GIVEN PROBLEM —
From the first line of the listing below, retype each line up to and including the one with "(8,1297) -- (1168,1297);"; pictures stay out.

DATA SECTION —
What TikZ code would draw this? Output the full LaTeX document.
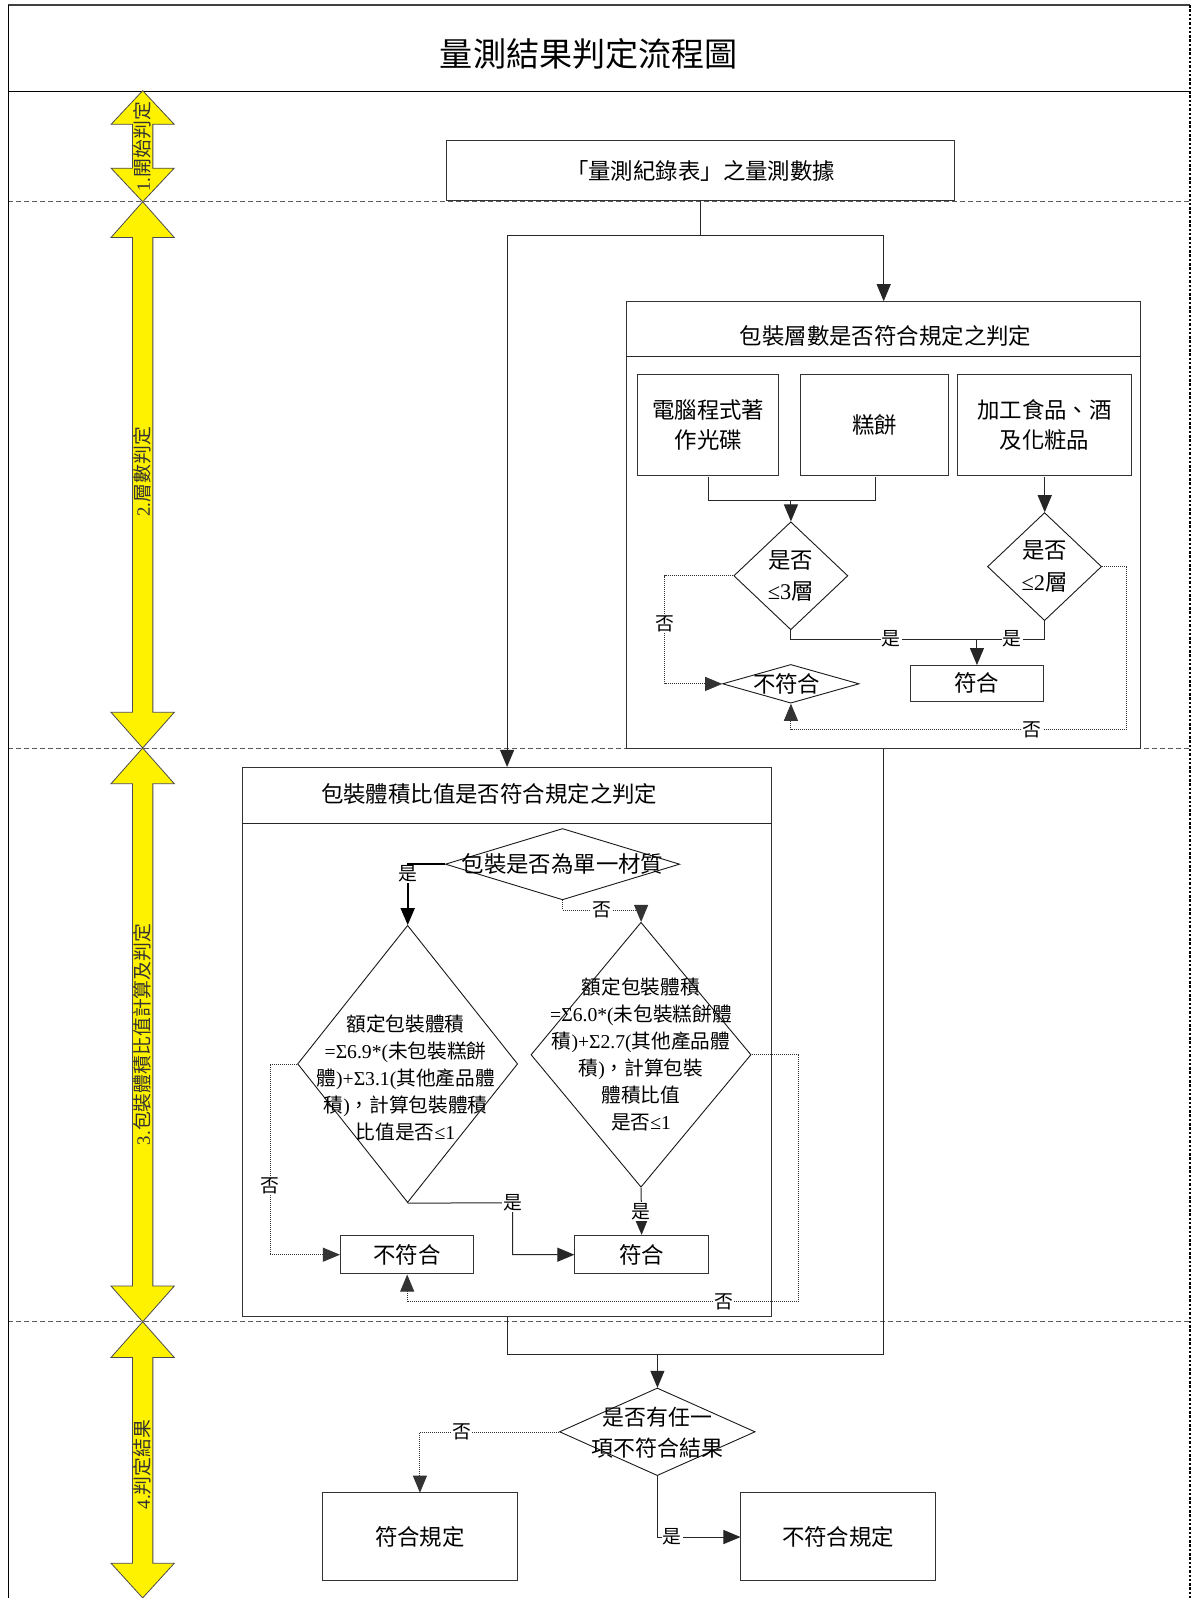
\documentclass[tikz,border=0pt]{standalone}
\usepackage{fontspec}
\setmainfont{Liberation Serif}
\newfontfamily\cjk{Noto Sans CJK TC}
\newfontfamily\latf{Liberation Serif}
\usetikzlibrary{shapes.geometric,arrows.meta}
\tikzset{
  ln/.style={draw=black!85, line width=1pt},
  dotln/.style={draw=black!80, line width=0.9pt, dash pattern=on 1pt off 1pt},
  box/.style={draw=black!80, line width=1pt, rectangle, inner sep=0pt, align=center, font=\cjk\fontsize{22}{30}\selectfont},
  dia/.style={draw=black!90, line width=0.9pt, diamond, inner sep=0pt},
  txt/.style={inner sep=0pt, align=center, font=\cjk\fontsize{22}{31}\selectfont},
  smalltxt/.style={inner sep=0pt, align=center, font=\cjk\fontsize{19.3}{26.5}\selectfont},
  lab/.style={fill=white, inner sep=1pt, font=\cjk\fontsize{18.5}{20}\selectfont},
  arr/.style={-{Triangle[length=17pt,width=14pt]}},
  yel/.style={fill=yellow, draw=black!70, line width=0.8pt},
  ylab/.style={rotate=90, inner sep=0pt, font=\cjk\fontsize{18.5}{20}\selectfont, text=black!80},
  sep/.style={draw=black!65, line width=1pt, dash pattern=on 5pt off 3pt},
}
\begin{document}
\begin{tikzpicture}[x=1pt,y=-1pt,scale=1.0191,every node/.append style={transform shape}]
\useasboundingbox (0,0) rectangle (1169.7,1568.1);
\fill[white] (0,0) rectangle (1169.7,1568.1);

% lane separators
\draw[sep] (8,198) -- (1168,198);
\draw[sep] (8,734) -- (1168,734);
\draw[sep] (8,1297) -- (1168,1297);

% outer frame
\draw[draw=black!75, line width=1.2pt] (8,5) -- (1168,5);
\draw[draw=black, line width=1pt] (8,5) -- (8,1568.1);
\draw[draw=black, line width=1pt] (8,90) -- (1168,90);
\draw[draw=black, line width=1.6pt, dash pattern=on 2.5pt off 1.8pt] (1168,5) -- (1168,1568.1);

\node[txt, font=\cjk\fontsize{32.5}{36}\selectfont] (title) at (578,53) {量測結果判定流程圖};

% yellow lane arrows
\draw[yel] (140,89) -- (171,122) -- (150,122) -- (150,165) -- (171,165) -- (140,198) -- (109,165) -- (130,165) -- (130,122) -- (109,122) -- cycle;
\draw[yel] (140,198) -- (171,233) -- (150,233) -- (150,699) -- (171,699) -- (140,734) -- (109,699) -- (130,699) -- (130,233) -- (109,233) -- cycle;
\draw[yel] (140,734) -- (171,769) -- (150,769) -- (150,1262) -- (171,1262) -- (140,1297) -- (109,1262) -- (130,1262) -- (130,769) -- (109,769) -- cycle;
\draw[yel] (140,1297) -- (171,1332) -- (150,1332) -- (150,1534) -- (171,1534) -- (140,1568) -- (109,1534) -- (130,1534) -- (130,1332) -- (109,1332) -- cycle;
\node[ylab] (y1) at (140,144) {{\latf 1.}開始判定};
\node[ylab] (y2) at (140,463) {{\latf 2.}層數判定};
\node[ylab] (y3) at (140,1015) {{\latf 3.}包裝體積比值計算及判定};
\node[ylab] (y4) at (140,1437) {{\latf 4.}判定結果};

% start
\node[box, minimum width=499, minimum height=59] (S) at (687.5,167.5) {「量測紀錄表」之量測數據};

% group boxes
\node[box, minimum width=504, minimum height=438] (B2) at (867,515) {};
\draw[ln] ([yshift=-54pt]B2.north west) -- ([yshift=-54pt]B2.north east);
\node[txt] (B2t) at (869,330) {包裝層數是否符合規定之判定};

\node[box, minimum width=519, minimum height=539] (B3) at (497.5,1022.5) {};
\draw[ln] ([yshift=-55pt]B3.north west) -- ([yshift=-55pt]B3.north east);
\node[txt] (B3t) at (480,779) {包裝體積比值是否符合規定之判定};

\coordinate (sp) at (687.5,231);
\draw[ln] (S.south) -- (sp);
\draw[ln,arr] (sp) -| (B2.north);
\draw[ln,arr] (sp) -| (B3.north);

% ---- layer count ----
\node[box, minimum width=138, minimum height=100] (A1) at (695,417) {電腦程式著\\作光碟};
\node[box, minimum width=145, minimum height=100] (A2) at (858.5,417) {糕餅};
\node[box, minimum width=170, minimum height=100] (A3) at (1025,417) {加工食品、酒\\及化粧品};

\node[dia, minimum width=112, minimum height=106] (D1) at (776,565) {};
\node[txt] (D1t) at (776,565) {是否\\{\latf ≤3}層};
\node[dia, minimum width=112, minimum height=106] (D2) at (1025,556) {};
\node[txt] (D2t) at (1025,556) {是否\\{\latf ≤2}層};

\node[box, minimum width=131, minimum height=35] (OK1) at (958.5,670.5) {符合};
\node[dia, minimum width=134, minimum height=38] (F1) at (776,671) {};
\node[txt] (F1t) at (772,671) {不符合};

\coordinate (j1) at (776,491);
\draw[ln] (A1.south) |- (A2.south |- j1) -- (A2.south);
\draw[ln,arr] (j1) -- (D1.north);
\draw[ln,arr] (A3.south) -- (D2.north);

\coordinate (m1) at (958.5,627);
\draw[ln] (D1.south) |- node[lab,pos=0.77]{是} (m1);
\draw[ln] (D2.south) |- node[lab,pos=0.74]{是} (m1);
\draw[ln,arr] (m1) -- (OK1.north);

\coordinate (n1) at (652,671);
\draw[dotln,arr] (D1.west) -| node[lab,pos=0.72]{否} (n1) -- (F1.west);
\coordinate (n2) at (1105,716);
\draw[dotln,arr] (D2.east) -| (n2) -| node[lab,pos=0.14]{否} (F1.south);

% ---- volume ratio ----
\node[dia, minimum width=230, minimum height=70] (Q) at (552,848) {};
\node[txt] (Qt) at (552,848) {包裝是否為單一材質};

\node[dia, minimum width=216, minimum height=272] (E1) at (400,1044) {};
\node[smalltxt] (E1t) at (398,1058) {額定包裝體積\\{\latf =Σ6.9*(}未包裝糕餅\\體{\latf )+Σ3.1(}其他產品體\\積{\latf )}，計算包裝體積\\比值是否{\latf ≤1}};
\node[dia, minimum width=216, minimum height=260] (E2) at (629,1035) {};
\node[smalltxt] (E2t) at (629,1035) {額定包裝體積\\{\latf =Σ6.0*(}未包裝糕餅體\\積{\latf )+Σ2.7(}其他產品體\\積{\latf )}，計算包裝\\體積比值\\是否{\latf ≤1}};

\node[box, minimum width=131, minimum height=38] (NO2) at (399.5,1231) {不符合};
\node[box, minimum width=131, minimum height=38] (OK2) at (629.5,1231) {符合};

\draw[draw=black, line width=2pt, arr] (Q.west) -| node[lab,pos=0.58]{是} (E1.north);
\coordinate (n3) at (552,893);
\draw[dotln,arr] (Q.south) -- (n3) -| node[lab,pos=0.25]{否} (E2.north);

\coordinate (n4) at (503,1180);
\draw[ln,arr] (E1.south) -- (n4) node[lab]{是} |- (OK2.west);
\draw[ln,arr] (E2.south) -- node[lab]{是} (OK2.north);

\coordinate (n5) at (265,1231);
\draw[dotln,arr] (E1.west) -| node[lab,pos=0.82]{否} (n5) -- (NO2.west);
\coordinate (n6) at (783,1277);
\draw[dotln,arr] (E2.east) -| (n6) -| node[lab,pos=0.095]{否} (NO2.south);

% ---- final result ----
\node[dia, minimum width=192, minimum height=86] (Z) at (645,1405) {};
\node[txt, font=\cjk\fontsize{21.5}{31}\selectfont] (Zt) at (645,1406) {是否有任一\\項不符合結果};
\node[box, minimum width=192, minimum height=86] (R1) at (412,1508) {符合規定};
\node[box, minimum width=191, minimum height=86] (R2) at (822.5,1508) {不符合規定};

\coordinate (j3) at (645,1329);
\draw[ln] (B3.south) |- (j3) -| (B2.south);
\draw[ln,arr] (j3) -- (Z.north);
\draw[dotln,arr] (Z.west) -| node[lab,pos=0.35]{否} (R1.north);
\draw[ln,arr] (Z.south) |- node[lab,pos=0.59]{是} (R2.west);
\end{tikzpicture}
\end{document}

RESPONSE TO THIS TASK —
What TikZ code would draw this? Output the full LaTeX document.
\documentclass[tikz,border=0pt]{standalone}
\usepackage{fontspec}
\setmainfont{Liberation Serif}
\newfontfamily\cjk{Noto Sans CJK TC}
\newfontfamily\latf{Liberation Serif}
\usetikzlibrary{shapes.geometric,arrows.meta}
\tikzset{
  ln/.style={draw=black!85, line width=1pt},
  dotln/.style={draw=black!80, line width=0.9pt, dash pattern=on 1pt off 1pt},
  box/.style={draw=black!80, line width=1pt, rectangle, inner sep=0pt, align=center, font=\cjk\fontsize{22}{30}\selectfont},
  dia/.style={draw=black!90, line width=0.9pt, diamond, inner sep=0pt},
  txt/.style={inner sep=0pt, align=center, font=\cjk\fontsize{22}{31}\selectfont},
  smalltxt/.style={inner sep=0pt, align=center, font=\cjk\fontsize{19.3}{26.5}\selectfont},
  lab/.style={fill=white, inner sep=1pt, font=\cjk\fontsize{18.5}{20}\selectfont},
  arr/.style={-{Triangle[length=17pt,width=14pt]}},
  yel/.style={fill=yellow, draw=black!70, line width=0.8pt},
  ylab/.style={rotate=90, inner sep=0pt, font=\cjk\fontsize{18.5}{20}\selectfont, text=black!80},
  sep/.style={draw=black!65, line width=1pt, dash pattern=on 5pt off 3pt},
}
\begin{document}
\begin{tikzpicture}[x=1pt,y=-1pt,scale=1.0191,every node/.append style={transform shape}]
\useasboundingbox (0,0) rectangle (1169.7,1568.1);
\fill[white] (0,0) rectangle (1169.7,1568.1);

% lane separators
\draw[sep] (8,198) -- (1168,198);
\draw[sep] (8,734) -- (1168,734);
\draw[sep] (8,1297) -- (1168,1297);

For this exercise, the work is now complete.